Living with Chronic Pain
Appointing a Power of Attorney Agent for Personal Care and Discussing Directives
What is a power of attorney?
A power of attorney is a written, legal document giving a person or organization the authority to make personal care decisions on an individual's behalf if they become incapable of making their own decisions. There are two types of power of attorney: personal care and property. Personal care power of attorney includes health care, medical treatment, nutrition, housing, clothing, hygiene, etc.
A person selected to administer a power of attorney is called an agent, attorney or representative. Appointing a representative is not a decision that should be made lightly. An important step in the selection process is asking the person if they are willing to undertake the task.
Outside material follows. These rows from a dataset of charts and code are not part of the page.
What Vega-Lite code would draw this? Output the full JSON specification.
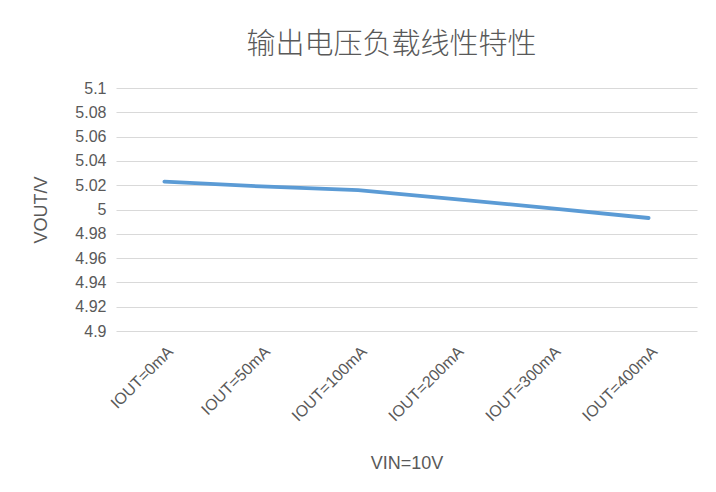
{
  "$schema": "https://vega.github.io/schema/vega-lite/v6.json",
  "width": 581,
  "height": 243,
  "autosize": {"type": "none"},
  "padding": {"left": 116, "top": 88, "right": 19, "bottom": 161},
  "background": "white",
  "title": {
    "text": "输出电压负载线性特性",
    "font": "Noto Sans CJK SC",
    "fontSize": 29,
    "fontWeight": 300,
    "color": "#595959",
    "anchor": "middle",
    "dx": -15,
    "offset": 20
  },
  "data": {
    "values": [
      {"iout": "IOUT=0mA", "vout": 5.023},
      {"iout": "IOUT=50mA", "vout": 5.019},
      {"iout": "IOUT=100mA", "vout": 5.016},
      {"iout": "IOUT=200mA", "vout": 5.0085},
      {"iout": "IOUT=300mA", "vout": 5.001},
      {"iout": "IOUT=400mA", "vout": 4.993}
    ]
  },
  "mark": {"type": "line", "color": "#5B9BD5", "strokeWidth": 3.8, "strokeCap": "round"},
  "encoding": {
    "x": {
      "field": "iout",
      "type": "nominal",
      "sort": null,
      "scale": {"paddingOuter": 0.5},
      "axis": {
        "title": "VIN=10V",
        "labelAngle": -45,
        "labelFont": "Liberation Sans",
        "labelFontSize": 16,
        "labelColor": "#595959",
        "labelPadding": 12,
        "titleFont": "Liberation Sans",
        "titleFontSize": 18,
        "titleFontWeight": "normal",
        "titleColor": "#595959",
        "titlePadding": 31,
        "domain": false,
        "ticks": false,
        "grid": false
      }
    },
    "y": {
      "field": "vout",
      "type": "quantitative",
      "scale": {"domain": [4.9, 5.1], "zero": false, "nice": false},
      "axis": {
        "title": "VOUT/V",
        "values": [4.9, 4.92, 4.94, 4.96, 4.98, 5.0, 5.02, 5.04, 5.06, 5.08, 5.1],
        "format": ".2~f",
        "labelFont": "Liberation Sans",
        "labelFontSize": 16,
        "labelColor": "#595959",
        "labelPadding": 10,
        "titleFont": "Liberation Sans",
        "titleFontSize": 18,
        "titleFontWeight": "normal",
        "titleColor": "#595959",
        "titlePadding": 24,
        "domain": false,
        "ticks": false,
        "grid": true,
        "gridColor": "#d9d9d9",
        "gridWidth": 1.2
      }
    }
  },
  "config": {"view": {"stroke": null}}
}
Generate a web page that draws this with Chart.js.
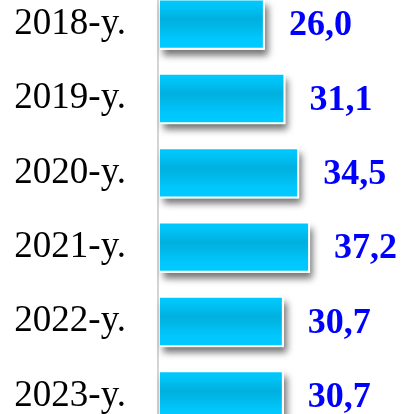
<!DOCTYPE html>
<html><head><meta charset="utf-8">
<script src="https://cdn.jsdelivr.net/npm/chart.js@4/dist/chart.umd.min.js"></script>
<style>
html,body{margin:0;padding:0;background:#fff;overflow:hidden;width:403px;height:414px}
#wrap{position:absolute;left:0;top:-13px;width:403px;height:446px}
</style>
</head><body><div id="wrap"><canvas id="c"></canvas></div>
<script>
const categories = ['2018-y.','2019-y.','2020-y.','2021-y.','2022-y.','2023-y.'];
const values = [26.0, 31.1, 34.5, 37.2, 30.7, 30.7];
const valueLabels = values.map(v => v.toFixed(1).replace('.', ','));

const BAR_PCT = 0.69;

const axisLinePlugin = {
  id: 'axisLine',
  beforeDatasetsDraw(chart) {
    const ctx = chart.ctx, a = chart.chartArea;
    ctx.save();
    ctx.strokeStyle = '#d4d4d4';
    ctx.lineWidth = 2;
    ctx.beginPath();
    ctx.moveTo(a.left - 2, 0);
    ctx.lineTo(a.left - 2, chart.height);
    ctx.stroke();
    ctx.restore();
  }
};

const shadowPlugin = {
  id: 'barShadow',
  beforeDatasetsDraw(chart) {
    const ctx = chart.ctx;
    const meta = chart.getDatasetMeta(0);
    ctx.save();
    ctx.shadowColor = 'rgba(0,0,0,0.55)';
    ctx.shadowBlur = 7;
    ctx.shadowOffsetX = 3;
    ctx.shadowOffsetY = 6;
    ctx.fillStyle = '#ffffff';
    meta.data.forEach(b => {
      const p = b.getProps(['x', 'y', 'base', 'height'], true);
      ctx.fillRect(p.base, p.y - p.height / 2, p.x - p.base, p.height);
    });
    ctx.restore();
  }
};

const valueLabelPlugin = {
  id: 'valueLabels',
  afterDatasetsDraw(chart) {
    const ctx = chart.ctx;
    const meta = chart.getDatasetMeta(0);
    ctx.save();
    ctx.fillStyle = '#0000ff';
    ctx.font = 'bold 36px "Liberation Serif"';
    ctx.textAlign = 'left';
    ctx.textBaseline = 'middle';
    meta.data.forEach((b, i) => {
      const p = b.getProps(['x', 'y'], true);
      ctx.fillText(valueLabels[i], p.x + 24, p.y + 2);
    });
    ctx.restore();
  }
};

function barGradient(c) {
  const chart = c.chart;
  const a = chart.chartArea;
  if (!a || c.dataIndex === undefined) return '#00c4f8';
  const y = chart.scales.y.getPixelForValue(c.dataIndex);
  const h = (a.height / categories.length) * BAR_PCT;
  const g = chart.ctx.createLinearGradient(0, y - h / 2, 0, y + h / 2);
  g.addColorStop(0, '#00caff');
  g.addColorStop(0.15, '#00c4f8');
  g.addColorStop(0.4, '#00b0df');
  g.addColorStop(0.55, '#00b8e8');
  g.addColorStop(0.8, '#00c8ff');
  g.addColorStop(1, '#00caff');
  return g;
}

new Chart(document.getElementById('c'), {
  type: 'bar',
  data: {
    labels: categories,
    datasets: [{
      data: values,
      backgroundColor: barGradient,
      borderColor: '#ffffff',
      borderWidth: 2,
      borderSkipped: 'start',
      barPercentage: BAR_PCT,
      categoryPercentage: 1
    }]
  },
  options: {
    indexAxis: 'y',
    responsive: true,
    maintainAspectRatio: false,
    animation: false,
    layout: { padding: { left: 0, right: 9, top: 0, bottom: 0 } },
    plugins: { legend: { display: false }, tooltip: { enabled: false } },
    scales: {
      x: { display: false, min: 0, max: 58 },
      y: {
        afterFit(s) { s.width = 160; s.paddingTop = 0; s.paddingBottom = 0; },
        grid: { display: false, drawTicks: false },
        border: { display: false },
        ticks: {
          color: '#000000',
          padding: 34,
          font: { family: '"Liberation Serif"', size: 37 }
        }
      }
    }
  },
  plugins: [axisLinePlugin, shadowPlugin, valueLabelPlugin]
});
</script>
</body></html>
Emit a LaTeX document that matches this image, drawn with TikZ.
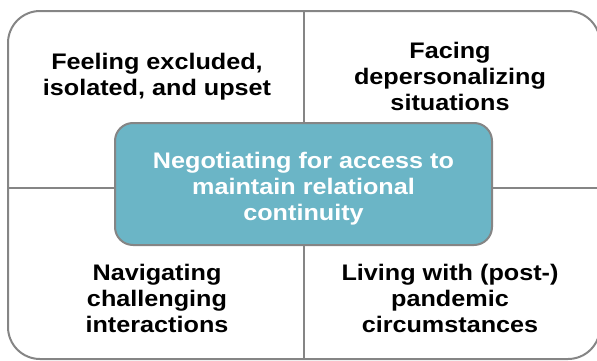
\documentclass[tikz,border=0pt]{standalone}
\usepackage{fontspec}
\setmainfont{Liberation Sans}[FakeStretch=1.12]
\usetikzlibrary{positioning}
\definecolor{seablue}{HTML}{6BB5C6}
\definecolor{frame}{HTML}{858585}
\def\themefont{\bfseries\fontsize{22.5}{26}\selectfont}
\tikzstyle{theme} = [align=center, text=black, font=\themefont]
\tikzstyle{core} = [rectangle, rounded corners=18pt, draw=frame, line width=2pt, fill=seablue, minimum width=377pt, minimum height=122pt]
\tikzstyle{rule} = [draw=frame, line width=2pt]

\begin{document}
\begin{tikzpicture}[x=1pt, y=1pt]
  \clip (0,0) rectangle (597,360);

  % frame and quadrant rules
  \draw [rule, rounded corners=32pt] (8,1) rectangle (600,349);
  \draw [rule] (304,1) -- (304,349);
  \draw [rule] (8,172.5) -- (600,172.5);

  \node (centre) [core] at (303.5,176) {};
  \node (centre text) [theme, text=white] at ([yshift=-5pt]centre) {Negotiating for access to\\ maintain relational\\ continuity};

  \node (excluded) [theme] at (157,283) {Feeling excluded,\\ isolated, and upset};
  \node (facing) [theme] at (450,284) {Facing\\ depersonalizing\\ situations};
  \node (navigating) [theme] at (157,62) {Navigating\\ challenging\\ interactions};
  \node (living) [theme] at (450,62) {Living with (post-)\\ pandemic\\ circumstances};

\end{tikzpicture}
\end{document}
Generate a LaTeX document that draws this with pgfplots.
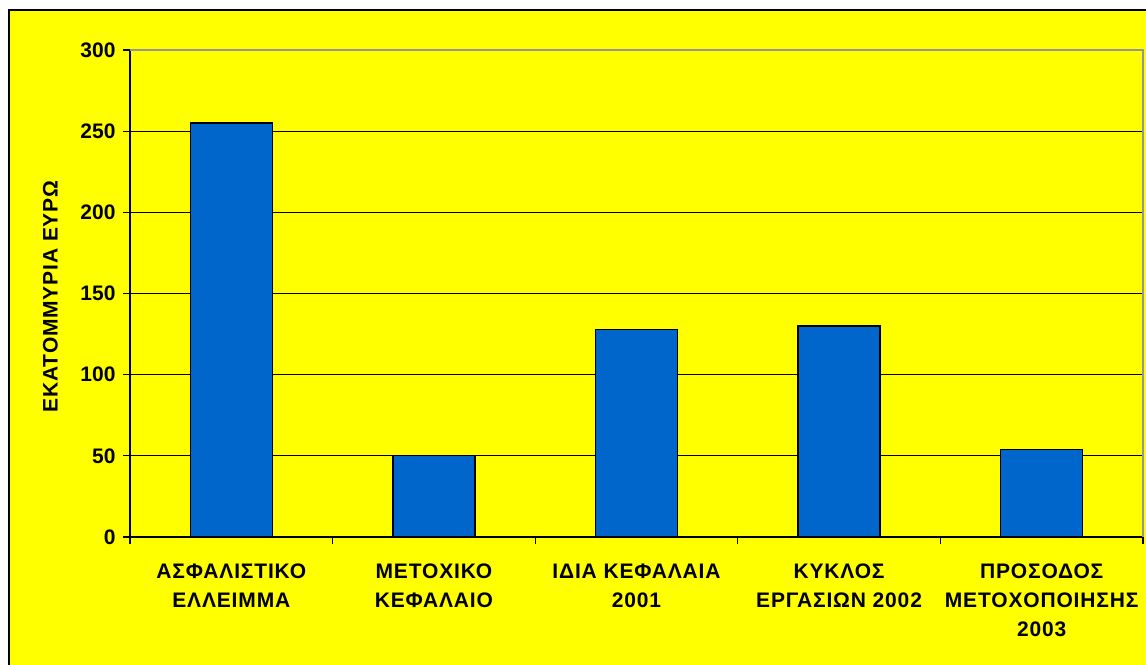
\documentclass[border=0pt]{standalone}
\usepackage{fontspec}
\setmainfont{Liberation Sans}[LetterSpace=4]
\newfontfamily\tickfont{Liberation Sans}
\usepackage{pgfplots}
\pgfplotsset{compat=1.18}
\definecolor{bgyellow}{RGB}{255,255,0}
\definecolor{barblue}{RGB}{0,102,204}
\definecolor{bordergray}{RGB}{150,150,150}
\begin{document}
\begin{tikzpicture}
\path[use as bounding box] (0bp,0bp) rectangle (1146bp,665bp);
\fill[white] (0bp,0bp) rectangle (1146bp,665bp);
\fill[bgyellow] (9bp,0bp) rectangle (1146bp,655bp);
\draw[black, line width=2bp] (9bp,0bp) -- (9bp,655bp) -- (1146bp,655bp);
\begin{axis}[
  at={(130bp,128bp)}, anchor=south west,
  scale only axis, width=1013bp, height=487bp,
  xmin=-0.5, xmax=4.5, ymin=0, ymax=300,
  axis x line*=bottom, axis y line*=left,
  axis line style={black, line width=1.5bp},
  ytick={0,50,...,300},
  ymajorgrids, grid style={black, line width=0.9bp},
  xtick={0,1,2,3,4},
  xticklabels={{ΑΣΦΑΛΙΣΤΙΚΟ\\ΕΛΛΕΙΜΜΑ},{ΜΕΤΟΧΙΚΟ\\ΚΕΦΑΛΑΙΟ},{ΙΔΙΑ ΚΕΦΑΛΑΙΑ\\2001},{ΚΥΚΛΟΣ\\ΕΡΓΑΣΙΩΝ 2002},{ΠΡΟΣΟΔΟΣ\\ΜΕΤΟΧΟΠΟΙΗΣΗΣ\\2003}},
  minor xtick={-0.5,0.5,1.5,2.5,3.5,4.5},
  tick align=outside,
  major tick length=7bp, minor tick length=7bp,
  major x tick style={draw=none},
  minor tick style={black, line width=1.2bp},
  ytick style={black, line width=1.2bp},
  /pgf/number format/assume math mode=true,
  yticklabel style={font=\tickfont\fontsize{21bp}{24bp}\selectfont\bfseries, xshift=-4bp},
  xticklabel style={font=\fontsize{21bp}{29bp}\selectfont\bfseries, align=center, yshift=-16bp},
  ylabel={ΕΚΑΤΟΜΜΥΡΙΑ ΕΥΡΩ},
  ylabel style={font=\fontsize{21bp}{24bp}\selectfont\bfseries, at={(axis description cs:-0.0785,0.494)}, anchor=center},
  ybar, bar width=82bp,
  clip=false,
]
\draw[bordergray, line width=1.5bp] (rel axis cs:0,1) -- (rel axis cs:1,1) -- (rel axis cs:1,0);
\addplot[fill=barblue, draw=black, line width=1.3bp] coordinates {(0,255) (1,50) (2,128) (3,130) (4,54)};
\end{axis}
\end{tikzpicture}
\end{document}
Prior to any decision-making, it is essential for them to know and understand your health care preferences.
Asking someone to be your power of attorney agent
Your power of attorney agent should be a trusted family member or friend who is familiar with your health care wishes. Tips for requesting someone to be your power of attorney representative include the following:
- Calmly introduce the topic. Beginning a serious conversation can be challenging. Talking about a loved one’s past experience or a recent news story can help provide context to start the discussion.
- Remove the focus from death. Some individuals may be uncomfortable discussing being a power of attorney agent if they believe the sole purpose is to make end-of-life decisions. Emphasizing that the goal is to make sure your values and beliefs are followed can broaden the conversation.
- Discuss making difficult decisions. If you do not wish to have life-sustaining measures, such as cardiopulmonary resuscitation (CPR), mechanical ventilation, and tube feeding, the power of attorney representative must be prepared to express those wishes, despite their own emotions. Ensure they are willing and capable of following your instructions.
- Express gratitude and trust. Asking someone to be a power of attorney representative is an important decision that can have a serious impact on the agent’s life. Letting them know that they are highly trusted and their service is valued provides reassurance and comfort.
- Consider choosing a back-up. A situation may arise where a power of attorney agent is unable or unwilling to act on your behalf. Therefore, it may be beneficial to name a second person who can step in if needed.
Discussing your health care directives
It is imperative for a power of attorney representative to know your health care wishes and preferences in order to follow them. This should be done prior to a health crisis. Tips to inform them of your health care decisions include the following:
- Complete a living will. A living will expresses your wishes concerning life-sustaining measures. A copy should be given to your physician and agent. If you update your living will, be sure they receive the updated copy.
- Discuss your wishes. While a legal document will likely define certain decisions to be made, ensuring the representative understands your wishes is essential. If they know the reasoning for your choices, they will be better prepared to make unexpected decisions that may not be disclosed in legal documentation.
- Discuss uncomfortable topics. Health situations can change quickly; therefore, a representative should know if there are any situations in which you would want aggressive life-saving measures, such as life support. Decisions for treatment options, including pain control, surgical procedures, antibiotic use, etc., should be disclosed. Although difficult to discuss, topics should also include organ donation, preferred funeral homes, and cremation or burial wishes.